++++ Items
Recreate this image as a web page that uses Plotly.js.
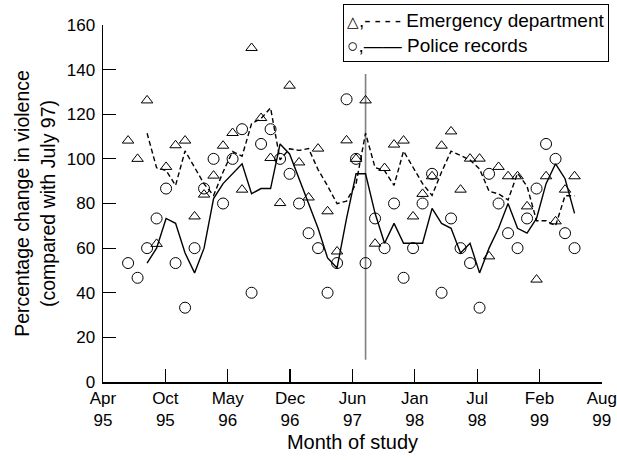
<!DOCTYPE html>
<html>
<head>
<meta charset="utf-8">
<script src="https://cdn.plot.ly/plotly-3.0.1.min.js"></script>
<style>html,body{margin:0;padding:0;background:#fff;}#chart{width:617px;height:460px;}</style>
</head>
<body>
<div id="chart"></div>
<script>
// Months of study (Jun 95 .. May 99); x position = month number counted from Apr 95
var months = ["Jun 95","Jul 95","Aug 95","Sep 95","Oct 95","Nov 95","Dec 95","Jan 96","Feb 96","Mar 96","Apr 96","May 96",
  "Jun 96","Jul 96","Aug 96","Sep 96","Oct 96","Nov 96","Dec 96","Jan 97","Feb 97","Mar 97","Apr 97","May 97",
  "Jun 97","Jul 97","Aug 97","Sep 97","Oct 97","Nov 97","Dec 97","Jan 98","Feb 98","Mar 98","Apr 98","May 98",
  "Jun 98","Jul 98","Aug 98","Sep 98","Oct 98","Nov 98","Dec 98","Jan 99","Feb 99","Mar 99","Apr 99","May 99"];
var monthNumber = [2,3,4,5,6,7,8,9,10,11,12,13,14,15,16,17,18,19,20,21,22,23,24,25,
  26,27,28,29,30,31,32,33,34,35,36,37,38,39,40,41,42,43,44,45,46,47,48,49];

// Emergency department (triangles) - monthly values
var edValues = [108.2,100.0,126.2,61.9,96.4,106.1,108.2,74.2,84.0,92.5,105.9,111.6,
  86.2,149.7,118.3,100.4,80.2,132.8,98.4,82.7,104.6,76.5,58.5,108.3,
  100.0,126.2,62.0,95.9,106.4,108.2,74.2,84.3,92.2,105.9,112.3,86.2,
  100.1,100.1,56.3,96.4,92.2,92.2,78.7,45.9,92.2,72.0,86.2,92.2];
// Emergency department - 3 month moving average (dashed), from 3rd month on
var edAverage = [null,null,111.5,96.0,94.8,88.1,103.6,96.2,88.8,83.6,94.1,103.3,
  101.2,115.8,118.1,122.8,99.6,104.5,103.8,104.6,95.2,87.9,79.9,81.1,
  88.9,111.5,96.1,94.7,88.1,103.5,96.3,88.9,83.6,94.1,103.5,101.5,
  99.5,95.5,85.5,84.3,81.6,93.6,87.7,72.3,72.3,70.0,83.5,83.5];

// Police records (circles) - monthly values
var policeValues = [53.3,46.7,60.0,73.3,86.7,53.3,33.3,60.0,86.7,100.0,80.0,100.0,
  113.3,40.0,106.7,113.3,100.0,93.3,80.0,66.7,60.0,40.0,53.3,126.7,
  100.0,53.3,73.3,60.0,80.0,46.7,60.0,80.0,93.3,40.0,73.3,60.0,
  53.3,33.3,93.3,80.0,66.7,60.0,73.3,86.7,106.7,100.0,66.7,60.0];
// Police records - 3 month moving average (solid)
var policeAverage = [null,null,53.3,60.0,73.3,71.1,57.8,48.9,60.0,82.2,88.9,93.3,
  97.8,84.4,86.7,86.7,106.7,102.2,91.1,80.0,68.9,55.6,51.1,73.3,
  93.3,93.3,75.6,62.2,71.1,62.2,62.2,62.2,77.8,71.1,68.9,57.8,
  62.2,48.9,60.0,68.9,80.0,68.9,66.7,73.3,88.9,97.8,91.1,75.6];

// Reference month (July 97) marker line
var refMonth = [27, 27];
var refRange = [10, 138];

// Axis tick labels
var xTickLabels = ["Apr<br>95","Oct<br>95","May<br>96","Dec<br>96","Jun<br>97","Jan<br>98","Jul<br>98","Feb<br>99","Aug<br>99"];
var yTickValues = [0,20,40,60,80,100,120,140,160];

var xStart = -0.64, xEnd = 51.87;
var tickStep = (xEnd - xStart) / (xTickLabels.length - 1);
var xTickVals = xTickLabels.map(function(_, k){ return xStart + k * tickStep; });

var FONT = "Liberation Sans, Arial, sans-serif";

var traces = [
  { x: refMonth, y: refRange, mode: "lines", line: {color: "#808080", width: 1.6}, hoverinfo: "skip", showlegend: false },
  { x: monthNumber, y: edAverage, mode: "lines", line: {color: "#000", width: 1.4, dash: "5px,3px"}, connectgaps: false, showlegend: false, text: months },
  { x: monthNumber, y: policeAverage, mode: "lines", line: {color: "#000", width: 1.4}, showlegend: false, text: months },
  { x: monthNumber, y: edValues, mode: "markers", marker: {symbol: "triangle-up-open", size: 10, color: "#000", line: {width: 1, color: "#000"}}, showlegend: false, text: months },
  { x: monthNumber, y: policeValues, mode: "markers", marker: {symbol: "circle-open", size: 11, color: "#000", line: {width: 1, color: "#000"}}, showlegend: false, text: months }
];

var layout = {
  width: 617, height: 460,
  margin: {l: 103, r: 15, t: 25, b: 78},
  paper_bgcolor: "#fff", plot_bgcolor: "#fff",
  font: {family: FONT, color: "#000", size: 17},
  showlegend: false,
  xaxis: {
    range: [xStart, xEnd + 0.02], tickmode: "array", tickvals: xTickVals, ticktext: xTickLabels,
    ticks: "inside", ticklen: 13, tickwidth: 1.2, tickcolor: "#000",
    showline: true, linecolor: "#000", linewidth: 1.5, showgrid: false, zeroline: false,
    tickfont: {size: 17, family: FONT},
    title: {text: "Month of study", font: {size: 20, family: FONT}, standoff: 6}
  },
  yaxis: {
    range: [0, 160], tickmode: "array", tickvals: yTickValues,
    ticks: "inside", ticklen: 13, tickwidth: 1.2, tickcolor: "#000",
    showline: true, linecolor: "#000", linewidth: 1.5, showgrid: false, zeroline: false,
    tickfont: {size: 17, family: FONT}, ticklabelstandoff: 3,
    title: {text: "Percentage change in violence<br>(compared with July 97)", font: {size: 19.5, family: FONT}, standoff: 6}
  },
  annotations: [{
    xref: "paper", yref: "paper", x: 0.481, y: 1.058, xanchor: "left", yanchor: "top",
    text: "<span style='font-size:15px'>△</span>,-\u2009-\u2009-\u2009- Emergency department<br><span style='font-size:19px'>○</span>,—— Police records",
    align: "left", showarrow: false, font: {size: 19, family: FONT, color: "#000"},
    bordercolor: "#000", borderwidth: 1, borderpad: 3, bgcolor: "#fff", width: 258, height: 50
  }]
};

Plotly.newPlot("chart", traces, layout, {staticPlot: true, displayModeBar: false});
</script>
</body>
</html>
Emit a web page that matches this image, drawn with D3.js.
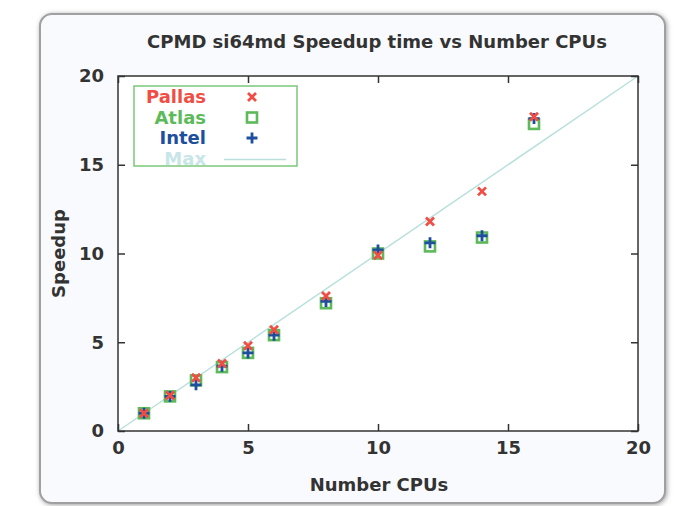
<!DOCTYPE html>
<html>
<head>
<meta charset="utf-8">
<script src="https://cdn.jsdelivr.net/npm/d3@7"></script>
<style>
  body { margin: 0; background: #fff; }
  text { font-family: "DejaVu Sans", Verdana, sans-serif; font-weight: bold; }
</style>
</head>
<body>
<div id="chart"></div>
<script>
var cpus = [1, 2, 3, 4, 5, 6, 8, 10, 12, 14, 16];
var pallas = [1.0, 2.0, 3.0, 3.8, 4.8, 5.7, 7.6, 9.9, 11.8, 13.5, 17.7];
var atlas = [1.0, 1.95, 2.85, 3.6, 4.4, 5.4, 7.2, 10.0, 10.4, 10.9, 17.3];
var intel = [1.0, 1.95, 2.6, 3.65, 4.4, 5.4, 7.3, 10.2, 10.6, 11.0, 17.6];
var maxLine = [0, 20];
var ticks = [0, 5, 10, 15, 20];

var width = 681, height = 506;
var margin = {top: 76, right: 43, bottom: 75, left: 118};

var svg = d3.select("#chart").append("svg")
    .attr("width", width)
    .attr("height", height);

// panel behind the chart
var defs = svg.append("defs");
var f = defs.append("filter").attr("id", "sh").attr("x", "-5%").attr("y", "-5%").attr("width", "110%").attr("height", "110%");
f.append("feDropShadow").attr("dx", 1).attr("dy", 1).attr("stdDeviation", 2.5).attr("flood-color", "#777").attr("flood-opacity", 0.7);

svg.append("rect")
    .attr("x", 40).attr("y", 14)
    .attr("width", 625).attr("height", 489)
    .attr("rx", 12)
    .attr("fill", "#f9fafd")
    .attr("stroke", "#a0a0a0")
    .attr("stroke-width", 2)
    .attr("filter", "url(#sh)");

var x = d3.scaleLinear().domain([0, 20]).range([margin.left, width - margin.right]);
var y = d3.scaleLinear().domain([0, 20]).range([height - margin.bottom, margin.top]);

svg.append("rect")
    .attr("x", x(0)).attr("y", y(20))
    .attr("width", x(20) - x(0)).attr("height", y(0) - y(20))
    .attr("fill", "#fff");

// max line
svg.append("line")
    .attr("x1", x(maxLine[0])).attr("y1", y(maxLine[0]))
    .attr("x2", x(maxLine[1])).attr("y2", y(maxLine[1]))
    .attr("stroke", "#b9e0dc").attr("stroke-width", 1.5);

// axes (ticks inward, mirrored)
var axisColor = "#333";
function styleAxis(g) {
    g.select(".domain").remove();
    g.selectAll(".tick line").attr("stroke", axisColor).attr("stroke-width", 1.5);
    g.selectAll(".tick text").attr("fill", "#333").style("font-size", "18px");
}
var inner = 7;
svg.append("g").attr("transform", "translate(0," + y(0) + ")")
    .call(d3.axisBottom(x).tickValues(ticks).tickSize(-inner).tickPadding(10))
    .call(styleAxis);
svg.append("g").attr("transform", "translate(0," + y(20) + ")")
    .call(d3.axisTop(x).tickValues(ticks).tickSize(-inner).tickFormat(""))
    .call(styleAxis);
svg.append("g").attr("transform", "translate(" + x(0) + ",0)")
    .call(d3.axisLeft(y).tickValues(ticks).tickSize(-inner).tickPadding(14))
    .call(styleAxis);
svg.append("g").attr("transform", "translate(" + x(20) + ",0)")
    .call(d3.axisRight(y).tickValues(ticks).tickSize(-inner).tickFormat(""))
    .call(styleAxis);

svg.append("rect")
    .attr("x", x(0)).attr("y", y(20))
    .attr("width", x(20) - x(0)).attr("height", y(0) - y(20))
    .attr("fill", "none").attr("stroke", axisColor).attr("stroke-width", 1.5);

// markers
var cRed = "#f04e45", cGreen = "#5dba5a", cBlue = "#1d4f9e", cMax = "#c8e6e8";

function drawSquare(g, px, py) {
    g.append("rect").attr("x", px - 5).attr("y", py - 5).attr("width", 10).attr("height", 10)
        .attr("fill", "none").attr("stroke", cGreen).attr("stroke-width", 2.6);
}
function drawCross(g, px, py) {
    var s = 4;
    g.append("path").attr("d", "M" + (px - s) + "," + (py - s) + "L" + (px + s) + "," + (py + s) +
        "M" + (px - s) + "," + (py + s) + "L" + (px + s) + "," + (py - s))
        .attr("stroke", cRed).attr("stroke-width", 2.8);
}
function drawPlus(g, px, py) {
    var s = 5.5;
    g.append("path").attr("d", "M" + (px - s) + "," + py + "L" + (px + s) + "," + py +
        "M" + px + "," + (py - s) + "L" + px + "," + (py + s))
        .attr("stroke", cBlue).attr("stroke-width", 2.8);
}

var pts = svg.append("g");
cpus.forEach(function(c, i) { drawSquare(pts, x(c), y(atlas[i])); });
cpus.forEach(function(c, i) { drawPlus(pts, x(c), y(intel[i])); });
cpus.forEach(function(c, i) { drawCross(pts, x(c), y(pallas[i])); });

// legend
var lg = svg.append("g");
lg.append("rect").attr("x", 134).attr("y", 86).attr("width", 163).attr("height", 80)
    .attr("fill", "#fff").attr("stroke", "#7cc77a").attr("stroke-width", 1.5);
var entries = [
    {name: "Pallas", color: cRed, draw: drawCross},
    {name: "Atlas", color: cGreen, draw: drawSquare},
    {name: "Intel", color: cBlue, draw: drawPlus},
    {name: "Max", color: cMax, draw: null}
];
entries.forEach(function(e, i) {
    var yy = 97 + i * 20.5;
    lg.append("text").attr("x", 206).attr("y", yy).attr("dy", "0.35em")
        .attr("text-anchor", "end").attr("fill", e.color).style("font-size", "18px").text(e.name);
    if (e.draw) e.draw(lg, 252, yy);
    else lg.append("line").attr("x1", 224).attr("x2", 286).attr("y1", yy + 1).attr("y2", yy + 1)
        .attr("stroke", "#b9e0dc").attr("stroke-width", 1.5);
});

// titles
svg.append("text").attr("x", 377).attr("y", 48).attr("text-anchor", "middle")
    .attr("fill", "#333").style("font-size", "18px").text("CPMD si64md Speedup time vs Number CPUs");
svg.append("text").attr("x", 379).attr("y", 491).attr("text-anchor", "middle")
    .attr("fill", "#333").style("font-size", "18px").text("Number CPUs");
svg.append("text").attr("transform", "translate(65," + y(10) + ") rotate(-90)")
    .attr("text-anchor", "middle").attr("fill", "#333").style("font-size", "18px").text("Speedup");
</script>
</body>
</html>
++++++++
» Problem
Copy out each line of the listing that holds "this".

» Finished answer
Recreate this image as a web page that uses Plotly.js.
Emit a web page that matches this image, drawn with D3.js.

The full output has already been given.